As part of Kitchener's multi-million effort to remake its downtown, the city earmarked $3.3 million to improve street-level esthetics.

Before the city starts spending that money, it wants to know residents' preferences and priorities about the downtown streetscape.

If you don't think guidelines for urban design can make a difference, think again.

Parts of Fairway Road in Kitchener and Hespeler Road in Cambridge are characterized by big-box stores and strip malls surrounded by seas of asphalt for parking and busy four-lane roads with no sidewalks.

Contrast that with what's happening in downtown Waterloo right now. First Gulf tore down half of Waterloo Town Square and is constructing buildings that front on King Street with parking lots tucked behind the stores. This human-scale development is built for pedestrians, not cars.
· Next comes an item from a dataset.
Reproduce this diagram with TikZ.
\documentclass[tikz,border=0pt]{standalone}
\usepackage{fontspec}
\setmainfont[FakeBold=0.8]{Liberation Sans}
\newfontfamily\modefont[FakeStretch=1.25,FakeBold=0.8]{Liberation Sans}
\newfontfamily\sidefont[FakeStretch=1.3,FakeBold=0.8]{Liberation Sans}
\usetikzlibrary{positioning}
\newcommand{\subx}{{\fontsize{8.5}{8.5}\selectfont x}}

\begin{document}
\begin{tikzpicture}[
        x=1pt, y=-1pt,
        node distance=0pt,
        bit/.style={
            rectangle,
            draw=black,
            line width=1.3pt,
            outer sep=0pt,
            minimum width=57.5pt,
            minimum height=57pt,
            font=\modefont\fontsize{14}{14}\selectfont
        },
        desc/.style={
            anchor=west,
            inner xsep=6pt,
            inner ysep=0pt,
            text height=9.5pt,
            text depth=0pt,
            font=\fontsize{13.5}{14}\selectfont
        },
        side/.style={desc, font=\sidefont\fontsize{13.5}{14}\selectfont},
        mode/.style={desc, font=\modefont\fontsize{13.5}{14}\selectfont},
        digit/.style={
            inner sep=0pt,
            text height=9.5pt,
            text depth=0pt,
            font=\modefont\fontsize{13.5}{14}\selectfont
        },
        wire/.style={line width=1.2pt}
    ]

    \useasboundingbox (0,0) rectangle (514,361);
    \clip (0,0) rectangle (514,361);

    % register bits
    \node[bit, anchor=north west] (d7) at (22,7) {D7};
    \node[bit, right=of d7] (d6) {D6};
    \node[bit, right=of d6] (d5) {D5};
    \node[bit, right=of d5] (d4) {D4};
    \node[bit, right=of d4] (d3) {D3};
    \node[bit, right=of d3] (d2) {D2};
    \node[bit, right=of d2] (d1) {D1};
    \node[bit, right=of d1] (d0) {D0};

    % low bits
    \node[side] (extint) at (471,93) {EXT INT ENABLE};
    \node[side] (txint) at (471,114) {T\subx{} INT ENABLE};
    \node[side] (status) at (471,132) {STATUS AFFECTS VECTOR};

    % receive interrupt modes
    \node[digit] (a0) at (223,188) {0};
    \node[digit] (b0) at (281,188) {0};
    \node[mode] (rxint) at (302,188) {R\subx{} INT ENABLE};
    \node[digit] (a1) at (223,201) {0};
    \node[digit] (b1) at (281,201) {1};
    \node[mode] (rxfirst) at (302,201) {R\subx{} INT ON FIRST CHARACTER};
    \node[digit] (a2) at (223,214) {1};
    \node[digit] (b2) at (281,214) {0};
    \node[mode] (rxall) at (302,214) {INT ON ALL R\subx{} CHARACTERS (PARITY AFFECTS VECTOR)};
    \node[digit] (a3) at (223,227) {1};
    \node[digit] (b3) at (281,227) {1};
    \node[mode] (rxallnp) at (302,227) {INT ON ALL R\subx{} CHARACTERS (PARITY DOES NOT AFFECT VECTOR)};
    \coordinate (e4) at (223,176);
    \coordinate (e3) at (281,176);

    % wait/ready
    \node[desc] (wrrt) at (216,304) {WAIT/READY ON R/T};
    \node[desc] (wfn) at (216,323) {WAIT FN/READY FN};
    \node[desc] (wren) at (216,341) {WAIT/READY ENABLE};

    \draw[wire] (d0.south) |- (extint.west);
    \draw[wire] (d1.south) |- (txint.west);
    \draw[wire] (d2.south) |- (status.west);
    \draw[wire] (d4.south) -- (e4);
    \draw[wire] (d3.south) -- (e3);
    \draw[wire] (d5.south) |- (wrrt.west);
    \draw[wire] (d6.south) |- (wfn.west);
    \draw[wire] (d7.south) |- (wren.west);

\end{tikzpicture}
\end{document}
Bluhm listed several examples of well-designed downtowns in southern Ontario, including Oakville, London, Guelph and Niagara-on-the-Lake.

With high-end shops and pricey restaurants, Oakville caters to empty-nesters and affluent professionals.

"What makes their downtown work is their merchants have done a very good job of having the right kind of a storefront, the right kind of quality and product that appeals to their audience," Bluhm said.

London's Richmond Row is bustling with people at cafés, bars and restaurants.

"Predominantly, they are appealing to the university crowd with a lot of restaurants, cafés, nightclubs and some retailing -- very lively and exciting," Bluhm said.

"Again, it's predominantly the private sector that has done a great job of providing very high-quality storefronts, restaurant spaces or outdoor patios."

Guelph spent lots of money on lighting in the core.

"Guelph has invested, not in esthetics, but in safety," Bluhm said. "They invested in lighting, improving their lighting so it feels safer."

Niagara-on-the-Lake is one of the best examples of a downtown where the public and private sectors came together to create an interesting and vibrant streetscape.

"You have tonnes of flowers, tonnes of planting beds," Bluhm said. "And the store owners have followed through and delivered a high-quality product. Every store seems to be very well designed, and fits with the store beside it."